§ **WHAT THIS TASK INVOLVES**: Reproduce, word for word, only the lines from the one containing "Rebuild this chart as a component, using" through the one containing "120, 140, 160];", both included.

§ **DATA**:
--------
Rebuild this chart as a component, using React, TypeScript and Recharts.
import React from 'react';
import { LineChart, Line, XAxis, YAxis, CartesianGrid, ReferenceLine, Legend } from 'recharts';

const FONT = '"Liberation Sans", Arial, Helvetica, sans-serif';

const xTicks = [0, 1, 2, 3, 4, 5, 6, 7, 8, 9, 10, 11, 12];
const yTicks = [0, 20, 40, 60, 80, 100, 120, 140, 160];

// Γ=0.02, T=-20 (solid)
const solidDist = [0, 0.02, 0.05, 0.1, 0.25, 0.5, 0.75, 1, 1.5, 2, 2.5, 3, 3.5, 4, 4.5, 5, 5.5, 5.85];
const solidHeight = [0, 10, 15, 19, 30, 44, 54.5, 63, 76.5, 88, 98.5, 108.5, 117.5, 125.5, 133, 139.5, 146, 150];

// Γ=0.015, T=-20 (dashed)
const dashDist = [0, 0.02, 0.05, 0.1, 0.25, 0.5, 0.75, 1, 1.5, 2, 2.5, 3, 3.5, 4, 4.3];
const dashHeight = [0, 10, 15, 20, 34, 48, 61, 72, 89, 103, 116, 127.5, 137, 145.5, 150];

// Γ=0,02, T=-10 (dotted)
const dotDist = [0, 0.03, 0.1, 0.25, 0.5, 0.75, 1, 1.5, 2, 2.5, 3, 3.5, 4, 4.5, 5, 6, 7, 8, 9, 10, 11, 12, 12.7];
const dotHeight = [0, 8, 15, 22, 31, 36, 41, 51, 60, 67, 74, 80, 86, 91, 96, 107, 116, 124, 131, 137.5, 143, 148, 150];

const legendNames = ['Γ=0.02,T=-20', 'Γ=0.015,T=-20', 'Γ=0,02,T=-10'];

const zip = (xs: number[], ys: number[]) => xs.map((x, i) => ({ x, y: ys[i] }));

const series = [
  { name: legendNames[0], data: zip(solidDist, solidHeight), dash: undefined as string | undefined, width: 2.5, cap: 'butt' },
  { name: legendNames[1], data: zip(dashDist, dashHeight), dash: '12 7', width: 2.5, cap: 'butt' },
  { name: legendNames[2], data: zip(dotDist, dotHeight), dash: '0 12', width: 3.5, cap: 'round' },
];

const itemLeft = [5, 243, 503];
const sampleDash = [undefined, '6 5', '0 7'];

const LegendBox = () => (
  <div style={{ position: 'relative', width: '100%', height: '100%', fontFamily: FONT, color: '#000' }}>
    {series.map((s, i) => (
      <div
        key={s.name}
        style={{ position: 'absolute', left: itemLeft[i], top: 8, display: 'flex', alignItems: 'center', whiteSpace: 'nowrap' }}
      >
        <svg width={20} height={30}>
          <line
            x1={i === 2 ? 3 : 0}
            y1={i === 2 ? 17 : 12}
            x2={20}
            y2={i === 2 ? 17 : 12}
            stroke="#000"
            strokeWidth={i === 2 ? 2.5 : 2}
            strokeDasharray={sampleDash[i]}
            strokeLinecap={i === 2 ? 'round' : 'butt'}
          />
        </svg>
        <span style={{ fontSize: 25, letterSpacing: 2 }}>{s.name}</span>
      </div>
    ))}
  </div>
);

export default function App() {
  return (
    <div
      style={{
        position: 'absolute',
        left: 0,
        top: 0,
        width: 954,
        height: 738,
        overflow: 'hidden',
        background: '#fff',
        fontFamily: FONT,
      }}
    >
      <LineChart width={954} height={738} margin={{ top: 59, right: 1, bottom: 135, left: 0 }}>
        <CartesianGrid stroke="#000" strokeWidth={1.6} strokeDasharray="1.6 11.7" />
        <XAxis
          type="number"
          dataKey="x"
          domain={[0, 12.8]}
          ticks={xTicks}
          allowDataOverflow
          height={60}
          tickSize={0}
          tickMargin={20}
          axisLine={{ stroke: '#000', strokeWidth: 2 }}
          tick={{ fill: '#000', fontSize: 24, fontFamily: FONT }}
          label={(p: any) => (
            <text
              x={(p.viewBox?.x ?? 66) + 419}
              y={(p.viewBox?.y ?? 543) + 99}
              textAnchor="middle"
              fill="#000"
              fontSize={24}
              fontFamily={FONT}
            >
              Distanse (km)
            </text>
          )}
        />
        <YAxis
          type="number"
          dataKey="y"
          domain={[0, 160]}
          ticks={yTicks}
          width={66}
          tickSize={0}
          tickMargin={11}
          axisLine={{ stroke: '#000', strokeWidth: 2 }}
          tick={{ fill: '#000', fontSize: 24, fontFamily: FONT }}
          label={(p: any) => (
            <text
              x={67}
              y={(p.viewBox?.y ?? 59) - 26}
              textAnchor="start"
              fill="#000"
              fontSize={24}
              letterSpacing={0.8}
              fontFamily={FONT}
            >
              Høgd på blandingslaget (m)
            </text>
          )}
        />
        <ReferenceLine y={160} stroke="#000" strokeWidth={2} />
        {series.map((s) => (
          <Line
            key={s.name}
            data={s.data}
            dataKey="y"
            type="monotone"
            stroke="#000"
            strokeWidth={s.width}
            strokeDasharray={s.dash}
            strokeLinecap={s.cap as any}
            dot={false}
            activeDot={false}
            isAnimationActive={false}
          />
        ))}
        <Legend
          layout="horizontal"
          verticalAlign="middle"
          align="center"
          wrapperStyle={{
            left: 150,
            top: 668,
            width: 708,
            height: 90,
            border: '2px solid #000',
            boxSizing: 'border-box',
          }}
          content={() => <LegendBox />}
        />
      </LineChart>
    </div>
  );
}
--------
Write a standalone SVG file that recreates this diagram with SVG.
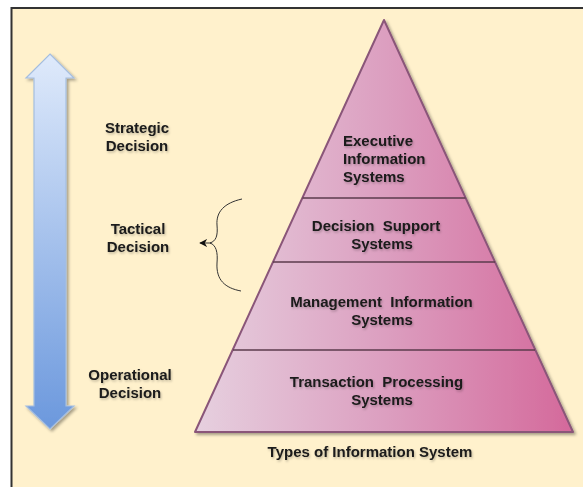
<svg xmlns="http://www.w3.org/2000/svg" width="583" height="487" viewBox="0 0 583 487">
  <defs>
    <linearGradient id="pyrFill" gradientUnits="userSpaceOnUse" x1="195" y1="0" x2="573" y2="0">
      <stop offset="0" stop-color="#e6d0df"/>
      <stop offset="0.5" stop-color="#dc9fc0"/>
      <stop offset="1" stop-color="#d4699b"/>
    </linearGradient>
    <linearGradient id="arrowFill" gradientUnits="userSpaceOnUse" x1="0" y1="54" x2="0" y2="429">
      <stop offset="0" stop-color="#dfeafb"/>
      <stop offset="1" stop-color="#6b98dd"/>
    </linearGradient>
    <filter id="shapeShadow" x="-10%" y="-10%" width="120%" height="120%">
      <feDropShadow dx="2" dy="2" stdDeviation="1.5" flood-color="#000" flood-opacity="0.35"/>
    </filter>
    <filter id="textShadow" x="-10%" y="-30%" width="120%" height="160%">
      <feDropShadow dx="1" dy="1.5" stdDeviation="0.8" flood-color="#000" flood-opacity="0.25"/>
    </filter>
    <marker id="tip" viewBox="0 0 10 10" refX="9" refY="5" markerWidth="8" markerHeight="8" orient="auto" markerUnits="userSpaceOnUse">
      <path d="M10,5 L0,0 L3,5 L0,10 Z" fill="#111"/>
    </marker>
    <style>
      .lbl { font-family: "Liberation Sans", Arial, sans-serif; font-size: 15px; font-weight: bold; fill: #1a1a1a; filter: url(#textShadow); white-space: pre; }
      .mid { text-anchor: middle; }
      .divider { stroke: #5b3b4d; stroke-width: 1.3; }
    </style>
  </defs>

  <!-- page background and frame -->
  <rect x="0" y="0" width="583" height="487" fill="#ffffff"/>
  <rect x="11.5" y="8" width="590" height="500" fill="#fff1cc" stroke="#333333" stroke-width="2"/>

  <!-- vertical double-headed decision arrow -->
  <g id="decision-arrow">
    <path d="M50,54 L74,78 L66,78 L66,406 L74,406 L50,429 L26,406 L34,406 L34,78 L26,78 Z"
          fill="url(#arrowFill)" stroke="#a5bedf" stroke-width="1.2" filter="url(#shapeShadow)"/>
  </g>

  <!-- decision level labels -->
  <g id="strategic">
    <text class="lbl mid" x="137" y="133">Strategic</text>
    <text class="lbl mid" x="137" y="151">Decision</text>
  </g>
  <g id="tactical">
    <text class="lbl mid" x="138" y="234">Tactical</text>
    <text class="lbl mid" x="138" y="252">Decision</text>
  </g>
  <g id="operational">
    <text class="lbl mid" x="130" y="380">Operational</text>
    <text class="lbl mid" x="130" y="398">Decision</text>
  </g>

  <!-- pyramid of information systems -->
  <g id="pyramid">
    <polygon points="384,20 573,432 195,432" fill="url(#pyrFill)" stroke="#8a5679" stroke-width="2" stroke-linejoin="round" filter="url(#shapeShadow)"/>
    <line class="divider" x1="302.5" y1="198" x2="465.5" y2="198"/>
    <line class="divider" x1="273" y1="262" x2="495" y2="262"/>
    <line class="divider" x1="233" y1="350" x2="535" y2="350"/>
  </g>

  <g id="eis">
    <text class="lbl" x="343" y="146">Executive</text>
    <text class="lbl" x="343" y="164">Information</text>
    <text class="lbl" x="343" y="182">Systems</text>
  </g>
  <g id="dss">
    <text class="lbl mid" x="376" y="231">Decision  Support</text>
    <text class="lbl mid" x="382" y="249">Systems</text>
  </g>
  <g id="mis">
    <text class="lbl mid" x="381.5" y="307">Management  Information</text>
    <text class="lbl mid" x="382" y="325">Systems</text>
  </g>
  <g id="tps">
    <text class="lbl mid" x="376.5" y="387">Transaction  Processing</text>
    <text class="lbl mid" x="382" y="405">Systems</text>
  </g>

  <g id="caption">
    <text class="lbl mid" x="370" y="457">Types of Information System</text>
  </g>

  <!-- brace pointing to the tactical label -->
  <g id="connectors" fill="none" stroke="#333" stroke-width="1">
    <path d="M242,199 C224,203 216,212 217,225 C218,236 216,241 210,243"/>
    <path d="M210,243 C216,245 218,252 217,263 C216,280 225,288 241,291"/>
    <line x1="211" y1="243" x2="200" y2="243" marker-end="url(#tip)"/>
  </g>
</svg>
--------
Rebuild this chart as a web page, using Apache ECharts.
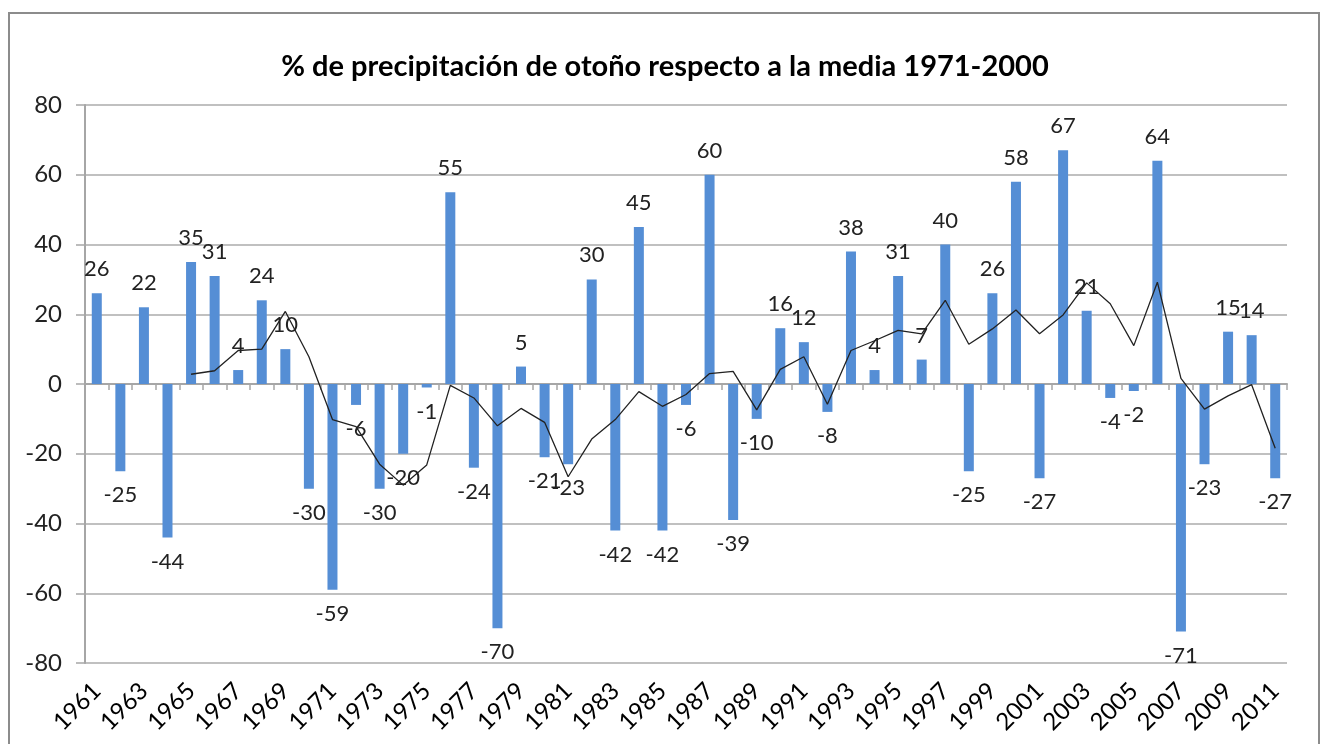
--------
§ **SOLUTION FOR THIS TASK**:
Rebuild this chart as a component, using React, TypeScript and Recharts.
import React from 'react';
import { LineChart, Line, XAxis, YAxis, CartesianGrid, ReferenceLine, Legend } from 'recharts';

const FONT = '"Liberation Sans", Arial, Helvetica, sans-serif';

const xTicks = [0, 1, 2, 3, 4, 5, 6, 7, 8, 9, 10, 11, 12];
const yTicks = [0, 20, 40, 60, 80, 100, 120, 140, 160];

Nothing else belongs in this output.